Practical tips and tricks for first-time visitors to Versailles
Pickpockets frequent the site due to the number of tourists and packed nature of the palace- watch your belongings at all times. This is true of both the palace itself, the town of Versailles, and of the RER train en route to the château. For other common tourist scams, read this post about Parisian tourist scams.
Although food onsite is expensive, there is plenty of space to bring your own picnic and eat it in the gardens. After all, what better way to soak up the ambiance of the gardens than to enjoy a picnic, Parisian style, en plein air! For those who wish to eat on site, it’s worth noting that there are cafés and restaurants dotted around the grounds of Versailles; including in the gardens and main palace.
Everyone under the age of 18 and EU citizens under the age of 26 can visit the palace for free with valid ID. During certain times of the year, i.e. when a special exhibition is on in the gardens, everyone has to pay to visit them. While in the gardens, there’s the opportunity to rent rowboats to paddle on the lake and rent golf buggies to get around the enormous site.

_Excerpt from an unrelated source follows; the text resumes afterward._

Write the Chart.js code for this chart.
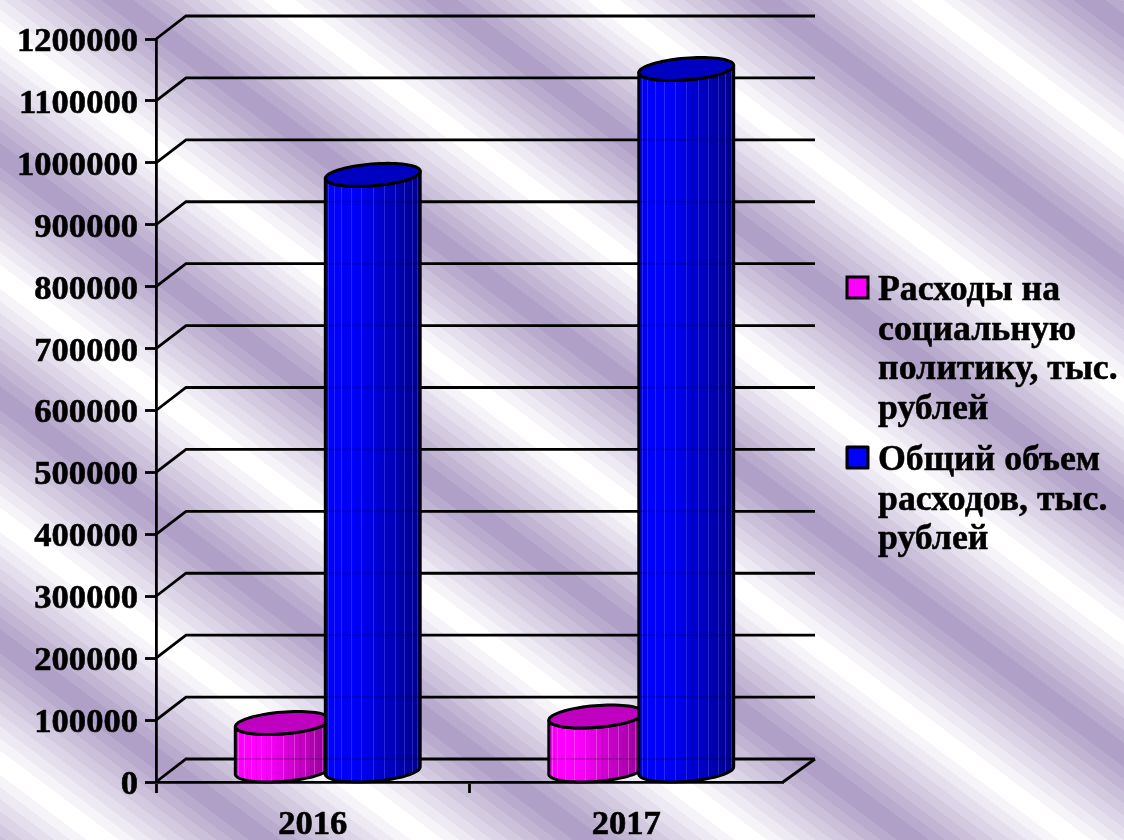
<!DOCTYPE html>
<html lang="ru">
<head>
<meta charset="utf-8">
<title>Расходы</title>
<script src="https://cdn.jsdelivr.net/npm/chart.js@4"></script>
<style>html,body{margin:0;padding:0;background:#fff}canvas{display:block}</style>
</head>
<body>
<canvas id="c" width="1124" height="840"></canvas>
<script>
const categories = ['2016', '2017'];
const socialSpending = [76700, 87200];
const totalSpending = [962000, 1133000];
const seriesNames = ['Расходы на социальную политику, тыс. рублей', 'Общий объем расходов, тыс. рублей'];
const LEGEND_FONT = 'bold 35.8px "Liberation Serif"';
const DEPTH_X = 30, DEPTH_Y = 23;

const palette = [
  {front:[255,0,255], back:[150,0,150], top:'#c000c0', light:'255,190,255', dark:'90,0,90'},
  {front:[0,0,255], back:[0,0,140], top:'#0000c0', light:'130,130,255', dark:'0,0,70'}
];

const stripes = {
  id:'stripes',
  beforeDraw(chart){
    const {ctx, width:w, height:h} = chart;
    const img = ctx.createImageData(w,h), d = img.data;
    const period = 243, steps = 9, lav=[176,160,200];
    let i = 0;
    for(let y=0;y<h;y++) for(let x=0;x<w;x++){
      let t = ((y-0.75*x-155)%period+period)%period/period;
      let m = 1-Math.abs(t-0.5)*2;
      let lv = Math.min(1,Math.floor(m*(steps+1))/steps);
      d[i++]=lav[0]+(255-lav[0])*lv; d[i++]=lav[1]+(255-lav[1])*lv; d[i++]=lav[2]+(255-lav[2])*lv; d[i++]=255;
    }
    ctx.putImageData(img,0,0);
  }
};

function gridPaths(chart){
  const {ctx, scales:{x,y}} = chart, left=x.left, right=x.right;
  ctx.beginPath();
  y.ticks.forEach(t=>{
    const py=y.getPixelForValue(t.value);
    ctx.moveTo(left,py); ctx.lineTo(left+DEPTH_X,py-DEPTH_Y); ctx.lineTo(right+DEPTH_X+2,py-DEPTH_Y);
  });
}

const wall = {
  id:'wall',
  beforeDatasetsDraw(chart){
    const {ctx, scales:{x,y}} = chart, y0=y.getPixelForValue(0);
    ctx.save();
    ctx.strokeStyle='#000'; ctx.lineWidth=2.8; ctx.lineJoin='miter';
    gridPaths(chart); ctx.stroke();
    ctx.beginPath(); ctx.moveTo(x.right,y0); ctx.lineTo(x.right+DEPTH_X+2,y0-DEPTH_Y); ctx.stroke();
    ctx.restore();
  },
  beforeDatasetDraw(){ return false; }
};

function drawCylinder(chart, el, pal){
  const {ctx, scales:{y}} = chart;
  const a = 45, bx = DEPTH_X/2, by = DEPTH_Y/2;
  const cx = el.x+bx, topY = el.y-by, botY = y.getPixelForValue(0)-by;
  const R = Math.sqrt(a*a+bx*bx), th = Math.atan2(bx,a);
  const P = (c,t)=>[cx+a*Math.cos(t)+bx*Math.sin(t), c-by*Math.sin(t)];
  const side = ()=>{
    ctx.beginPath();
    for(let i=0;i<=40;i++){const p=P(topY, th+Math.PI+Math.PI*i/40); i?ctx.lineTo(p[0],p[1]):ctx.moveTo(p[0],p[1]);}
    for(let i=40;i>=0;i--){const p=P(botY, th+Math.PI+Math.PI*i/40); ctx.lineTo(p[0],p[1]);}
    ctx.closePath();
  };
  const g = ctx.createLinearGradient(cx-R,0,cx+R,0);
  const c = v=>`rgb(${v.join(',')})`;
  g.addColorStop(0,c(pal.front)); g.addColorStop(0.3,c(pal.front));
  g.addColorStop(1,c(pal.back));
  ctx.save();
  side(); ctx.fillStyle=g; ctx.fill();
  ctx.save(); side(); ctx.clip();
  for(let k=1;k<26;k++){
    const px=Math.round(cx-R*Math.cos(Math.PI*k/26))+0.5;
    ctx.strokeStyle=k%2?`rgba(${pal.light},.30)`:`rgba(${pal.dark},.12)`;
    ctx.lineWidth=1;
    ctx.beginPath(); ctx.moveTo(px,topY-20); ctx.lineTo(px,botY+20); ctx.stroke();
  }
  ctx.strokeStyle='rgba(0,0,0,.18)'; ctx.lineWidth=2;
  gridPaths(chart); ctx.stroke();
  ctx.restore();
  ctx.strokeStyle='#000'; ctx.lineWidth=3; ctx.lineJoin='round';
  side(); ctx.stroke();
  ctx.beginPath();
  for(let i=0;i<=72;i++){const p=P(topY, Math.PI*2*i/72); i?ctx.lineTo(p[0],p[1]):ctx.moveTo(p[0],p[1]);}
  ctx.closePath(); ctx.fillStyle=pal.top; ctx.fill(); ctx.stroke();
  ctx.restore();
}

const cylinders = {
  id:'cylinders',
  afterDatasetsDraw(chart){
    chart.data.datasets.forEach((ds,i)=>{
      chart.getDatasetMeta(i).data.forEach(el=>drawCylinder(chart,el,palette[i]));
    });
  }
};

const wrappedLegend = {
  id:'wrappedLegend',
  afterDraw(chart){
    const {ctx} = chart, maxW = 250, lh = 39.7;
    const starts = [300, 470];
    ctx.save();
    ctx.font = LEGEND_FONT; ctx.textAlign='left'; ctx.textBaseline='alphabetic';
    chart.data.datasets.forEach((ds,i)=>{
      const lines=[]; let cur='';
      ds.label.split(' ').forEach(w=>{
        const tryL = cur?cur+' '+w:w;
        if(ctx.measureText(tryL).width>maxW){lines.push(cur);cur=w;} else cur=tryL;
      });
      lines.push(cur);
      ctx.fillStyle=ds.backgroundColor; ctx.strokeStyle='#000'; ctx.lineWidth=3;
      ctx.fillRect(847,starts[i]-23,21,21); ctx.strokeRect(847,starts[i]-23,21,21);
      ctx.fillStyle='#000'; ctx.lineWidth=0.5; ctx.lineJoin='round';
      lines.forEach((l,k)=>{ctx.fillText(l,878,starts[i]+k*lh); ctx.strokeText(l,878,starts[i]+k*lh);});
    });
    ctx.restore();
  }
};

const tickFont = {family:'"Liberation Serif"', size:34.6, weight:'bold'};
new Chart(document.getElementById('c'),{
  type:'bar',
  data:{labels:categories,datasets:[
    {label:seriesNames[0],data:socialSpending,backgroundColor:'#ff00ff',barThickness:90},
    {label:seriesNames[1],data:totalSpending,backgroundColor:'#0000ff',barThickness:90}
  ]},
  plugins:[stripes,wall,cylinders,wrappedLegend],
  options:{
    responsive:false, animation:false, devicePixelRatio:1,
    layout:{padding:{top:39,right:341,left:0,bottom:0}},
    plugins:{legend:{display:false},tooltip:{enabled:false},title:{display:false}},
    scales:{
      x:{
        afterFit(s){s.height=58;},
        border:{color:'#000',width:2.8},
        grid:{drawOnChartArea:false,drawTicks:true,tickLength:11,tickWidth:2.8,tickColor:c=>c.tick?'#000':'rgba(0,0,0,0)'},
        ticks:{color:'#000',font:tickFont,padding:11,maxRotation:0,textStrokeColor:'#000',textStrokeWidth:0.6}
      },
      y:{
        min:0,max:1200000,
        afterFit(s){s.width=156;},
        border:{color:'#000',width:2.8},
        grid:{drawOnChartArea:false,drawTicks:true,tickLength:11,tickWidth:2.8,tickColor:'#000'},
        ticks:{color:'#000',font:tickFont,padding:7,labelOffset:3,stepSize:100000,autoSkip:false,callback:v=>String(v),textStrokeColor:'#000',textStrokeWidth:0.6}
      }
    }
  }
});
</script>
</body>
</html>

As with most things in France, there is a queue to visit the Palace and by midday, it is not uncommon to have to wait for over two hours to be allowed entry. As such, it’s best to arrive earlier in the day rather than later. While at Versailles, be sure not to miss the beautiful Versailles town. Home to countless cafés and boutiques, there are also several museums to explore, including one which relates to the origins of tennis.
Best time to visit Versailles Palace and Gardens
The Castle and grounds are closed on Mondays. Visiting hours during the rest of the week are between 10:00 – 18:00, though these times often change during holiday seasons etc. For those who love gardening, the best time of the year to visit Versailles is in the summer months when everything is in full bloom.
However, a visit during the warmer months will also mean that it’s peak season at Versailles. If you’re more interested in good weather with fewer crowds, then a trip during the shoulder seasons (i.e. spring and autumn) is an absolute must. Finally, if you’re planning to visit Versailles during wintertime, be sure to wrap up warm and bring a cosy pair of gloves!
How to visit Versailles as a day trip from Paris
Although the castle is around 15 miles away from Paris, it is easily accessible by the RER line A from Invalides (there is also a metro station here). The journey takes about 50 minutes. Once in Versailles, there are clear directions pointing towards the palace (or you could simply follow the crowds)!
In order to truly make the most of your time at Versailles, which also happens to be the best-known day trip from Paris, I highly recommend setting aside a full day. For those who have just half a day to visit, be sure to squeeze in a trip to the main palace, grand gardens, and the Hameau de La Reine- you won’t regret it!